▼

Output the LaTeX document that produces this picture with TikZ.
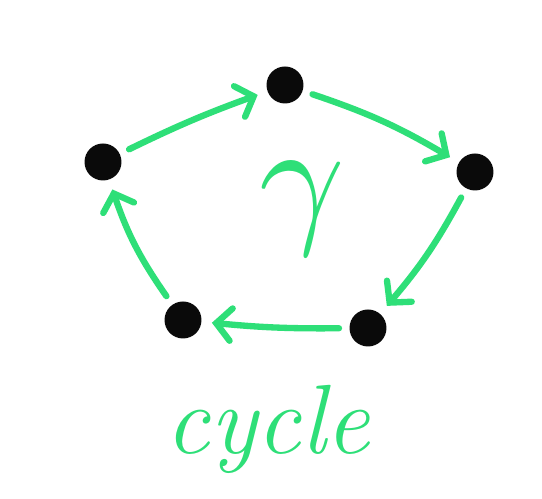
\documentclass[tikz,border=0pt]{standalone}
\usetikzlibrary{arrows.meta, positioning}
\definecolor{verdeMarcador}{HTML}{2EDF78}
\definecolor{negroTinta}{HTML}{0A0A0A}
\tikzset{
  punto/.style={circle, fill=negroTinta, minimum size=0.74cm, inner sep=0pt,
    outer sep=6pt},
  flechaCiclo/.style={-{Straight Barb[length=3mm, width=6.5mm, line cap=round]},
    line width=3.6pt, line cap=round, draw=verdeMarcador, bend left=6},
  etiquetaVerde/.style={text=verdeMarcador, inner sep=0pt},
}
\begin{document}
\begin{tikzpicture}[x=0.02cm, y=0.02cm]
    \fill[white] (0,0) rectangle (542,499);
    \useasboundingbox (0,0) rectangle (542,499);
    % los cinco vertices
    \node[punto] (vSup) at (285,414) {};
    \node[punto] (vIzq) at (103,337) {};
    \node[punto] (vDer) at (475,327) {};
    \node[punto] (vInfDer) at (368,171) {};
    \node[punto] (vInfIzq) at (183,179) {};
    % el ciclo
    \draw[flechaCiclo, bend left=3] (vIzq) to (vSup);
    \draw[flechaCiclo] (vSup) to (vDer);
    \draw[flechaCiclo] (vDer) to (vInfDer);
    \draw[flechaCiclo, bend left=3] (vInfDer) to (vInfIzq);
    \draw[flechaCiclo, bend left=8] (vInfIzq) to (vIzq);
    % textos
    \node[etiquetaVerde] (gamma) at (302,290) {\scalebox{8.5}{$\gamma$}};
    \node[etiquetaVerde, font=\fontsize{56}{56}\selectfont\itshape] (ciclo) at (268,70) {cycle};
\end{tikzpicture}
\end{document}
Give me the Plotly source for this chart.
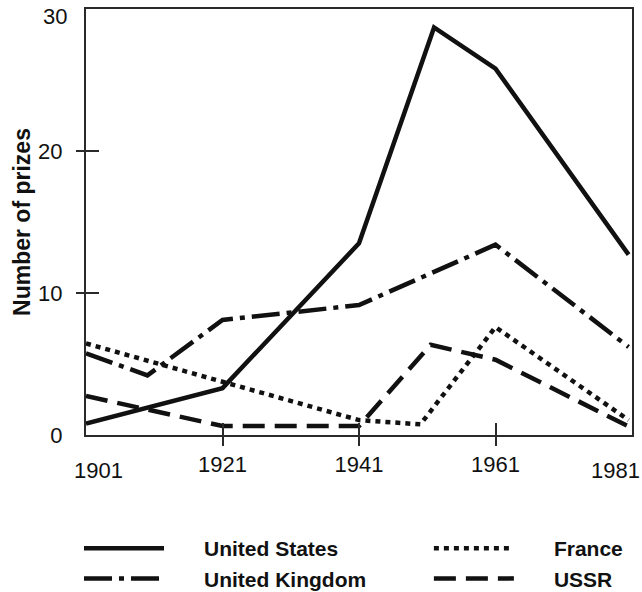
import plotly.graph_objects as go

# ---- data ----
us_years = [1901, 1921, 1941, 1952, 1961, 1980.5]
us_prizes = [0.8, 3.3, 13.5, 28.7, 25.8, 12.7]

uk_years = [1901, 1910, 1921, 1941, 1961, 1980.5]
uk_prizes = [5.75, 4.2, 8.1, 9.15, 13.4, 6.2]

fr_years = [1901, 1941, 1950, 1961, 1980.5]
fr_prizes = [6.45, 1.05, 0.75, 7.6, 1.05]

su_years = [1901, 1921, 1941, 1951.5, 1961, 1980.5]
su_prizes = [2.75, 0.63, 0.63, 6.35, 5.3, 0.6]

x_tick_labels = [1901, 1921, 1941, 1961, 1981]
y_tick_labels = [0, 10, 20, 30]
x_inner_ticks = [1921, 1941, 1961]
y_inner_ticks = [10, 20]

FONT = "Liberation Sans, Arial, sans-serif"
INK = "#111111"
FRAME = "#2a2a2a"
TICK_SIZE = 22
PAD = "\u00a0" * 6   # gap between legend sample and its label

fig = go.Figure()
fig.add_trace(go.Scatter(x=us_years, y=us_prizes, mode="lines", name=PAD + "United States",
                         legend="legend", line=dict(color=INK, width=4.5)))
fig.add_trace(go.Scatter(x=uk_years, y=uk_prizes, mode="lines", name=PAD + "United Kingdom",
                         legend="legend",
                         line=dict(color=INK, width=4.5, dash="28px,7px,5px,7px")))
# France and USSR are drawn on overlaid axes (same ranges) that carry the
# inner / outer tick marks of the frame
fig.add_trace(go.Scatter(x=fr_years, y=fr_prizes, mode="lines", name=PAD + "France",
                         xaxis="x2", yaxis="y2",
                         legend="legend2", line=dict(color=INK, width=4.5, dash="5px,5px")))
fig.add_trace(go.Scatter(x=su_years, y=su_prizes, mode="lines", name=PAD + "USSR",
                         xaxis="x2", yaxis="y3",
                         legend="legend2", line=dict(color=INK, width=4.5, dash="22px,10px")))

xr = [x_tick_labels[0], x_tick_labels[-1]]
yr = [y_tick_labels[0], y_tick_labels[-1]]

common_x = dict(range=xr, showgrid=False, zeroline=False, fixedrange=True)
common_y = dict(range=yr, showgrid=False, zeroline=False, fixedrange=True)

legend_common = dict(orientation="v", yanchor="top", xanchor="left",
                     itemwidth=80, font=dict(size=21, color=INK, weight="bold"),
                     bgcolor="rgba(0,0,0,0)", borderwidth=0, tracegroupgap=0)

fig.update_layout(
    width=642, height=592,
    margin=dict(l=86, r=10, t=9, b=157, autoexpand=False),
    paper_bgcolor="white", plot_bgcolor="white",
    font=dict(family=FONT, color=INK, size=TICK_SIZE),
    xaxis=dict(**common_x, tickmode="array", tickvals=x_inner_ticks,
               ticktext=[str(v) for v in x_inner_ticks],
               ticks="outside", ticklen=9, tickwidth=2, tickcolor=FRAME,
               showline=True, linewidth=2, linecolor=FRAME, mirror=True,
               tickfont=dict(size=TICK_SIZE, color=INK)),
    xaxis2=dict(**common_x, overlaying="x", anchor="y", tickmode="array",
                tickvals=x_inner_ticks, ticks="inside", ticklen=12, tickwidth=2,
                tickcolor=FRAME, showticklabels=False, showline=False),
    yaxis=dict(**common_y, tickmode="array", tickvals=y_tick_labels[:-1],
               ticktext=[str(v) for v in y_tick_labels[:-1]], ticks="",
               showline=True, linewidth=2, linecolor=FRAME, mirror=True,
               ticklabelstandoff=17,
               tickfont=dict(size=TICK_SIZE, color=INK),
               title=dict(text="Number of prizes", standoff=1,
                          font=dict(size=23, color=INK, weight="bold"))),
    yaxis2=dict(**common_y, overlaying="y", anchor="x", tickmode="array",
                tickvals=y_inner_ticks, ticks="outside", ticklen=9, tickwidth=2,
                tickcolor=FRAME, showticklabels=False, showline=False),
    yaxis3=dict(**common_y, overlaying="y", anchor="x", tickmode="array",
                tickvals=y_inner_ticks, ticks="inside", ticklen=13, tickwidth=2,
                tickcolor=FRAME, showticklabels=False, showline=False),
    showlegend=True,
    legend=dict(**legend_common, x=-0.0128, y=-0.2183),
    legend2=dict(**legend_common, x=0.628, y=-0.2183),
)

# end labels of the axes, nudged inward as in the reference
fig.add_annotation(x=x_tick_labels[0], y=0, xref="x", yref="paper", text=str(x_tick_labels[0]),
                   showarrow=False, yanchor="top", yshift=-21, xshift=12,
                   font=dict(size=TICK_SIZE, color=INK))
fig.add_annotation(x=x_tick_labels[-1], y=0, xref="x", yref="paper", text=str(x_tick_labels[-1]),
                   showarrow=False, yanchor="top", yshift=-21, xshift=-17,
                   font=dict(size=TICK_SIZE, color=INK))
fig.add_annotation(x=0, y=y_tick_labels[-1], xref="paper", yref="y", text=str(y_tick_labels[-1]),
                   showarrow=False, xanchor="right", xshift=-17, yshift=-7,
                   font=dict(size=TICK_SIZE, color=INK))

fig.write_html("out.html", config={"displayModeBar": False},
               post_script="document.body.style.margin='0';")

▲

## Work instructions:
Copy out every line holding the string "that".

## Response:
Output the LaTeX document that produces this picture with TikZ.
# France and USSR are drawn on overlaid axes (same ranges) that carry the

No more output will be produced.